Obama tried to preserve an emerging consensus that the time might be right to overhaul the nation's healthcare system. But that has become increasingly challenging as he and his congressional allies begin to outline more specific policy prescriptions that may expand the private insurer's role.
"Let me also address an illegitimate concern that's being put forward by those who are claiming that a public option is somehow a Trojan horse for a single-payer system," Obama said. "But I believe, and I've taken some flak from members of my own party for this belief, that it's important for our reform efforts to build on our traditions here in the United States."

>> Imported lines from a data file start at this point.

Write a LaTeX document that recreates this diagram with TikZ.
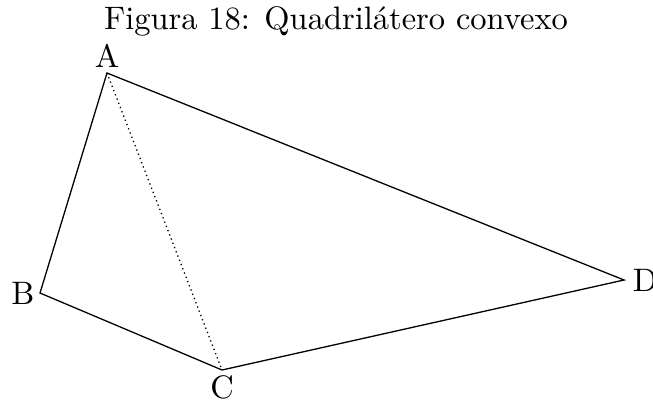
\documentclass[tikz,border=0pt]{standalone}
\usepackage{tikz}
\usetikzlibrary{positioning}
\tikzset{
	rotulo/.style={inner sep=1.5pt, text=black},
	lado/.style={thin},
	diagonal/.style={thin, densely dotted}
}

\begin{document}
\begin{tikzpicture}[x=0.3077pt, y=-0.3077pt]
				\useasboundingbox (0,0) rectangle (653,399);
				\node[anchor=base] (titulo) at (336,30) {Figura 18: Quadril\'atero convexo};
				\coordinate (A) at (107,73);
				\coordinate (B) at (40,293);
				\coordinate (C) at (222,370);
				\coordinate (D) at (624,280);
				\node[rotulo,above=0pt of A] (lA) {A};
				\node[rotulo,left=0pt of B]  (lB) {B};
				\node[rotulo,below=0pt of C] (lC) {C};
				\node[rotulo,right=1pt of D] (lD) {D};
				\draw[lado] (A) -- (B) -- (C) -- (D) -- cycle;
				\draw[diagonal] (A) -- (C);
			\end{tikzpicture}
\end{document}
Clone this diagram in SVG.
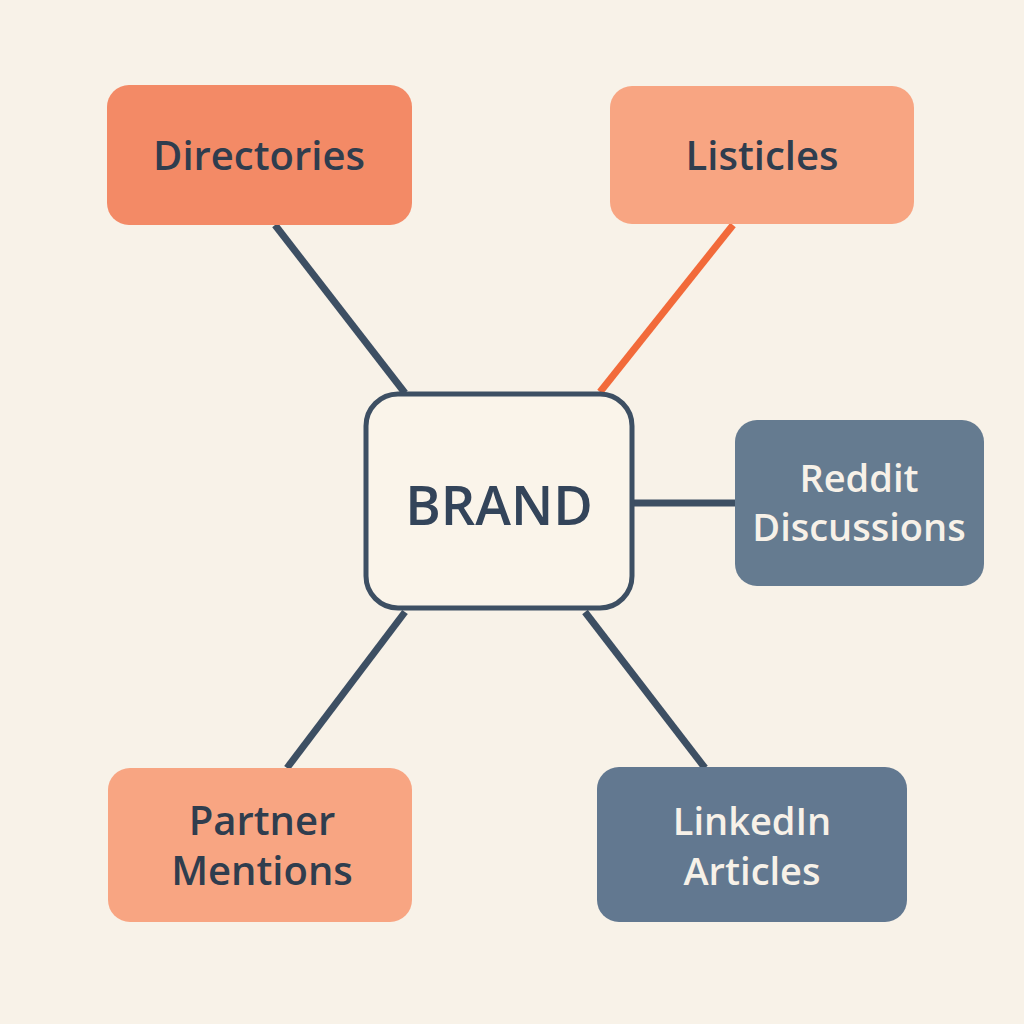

The challenges of advancing major healthcare legislation were underscored Monday by a preliminary report from the nonpartisan Congressional Budget Office, which estimated that the first major Democratic health bill -- prepared by Sen. Edward M. Kennedy (D-Mass.) -- could cost about $1 trillion over the next decade, while covering only about 16 million more people.
There are more than 46 million people in America without health coverage.
The office also estimated, in a six-page letter to Kennedy, that the number of people getting healthcare from their employer would decline by about 10%, or 15 million individuals, as people switched to a new insurance exchange.
Those numbers will almost certainly change as the legislation is adjusted by lawmakers in coming months. But the letter is already fueling GOP charges that the changes being pushed by Democrats would undermine the existing employer-based healthcare system.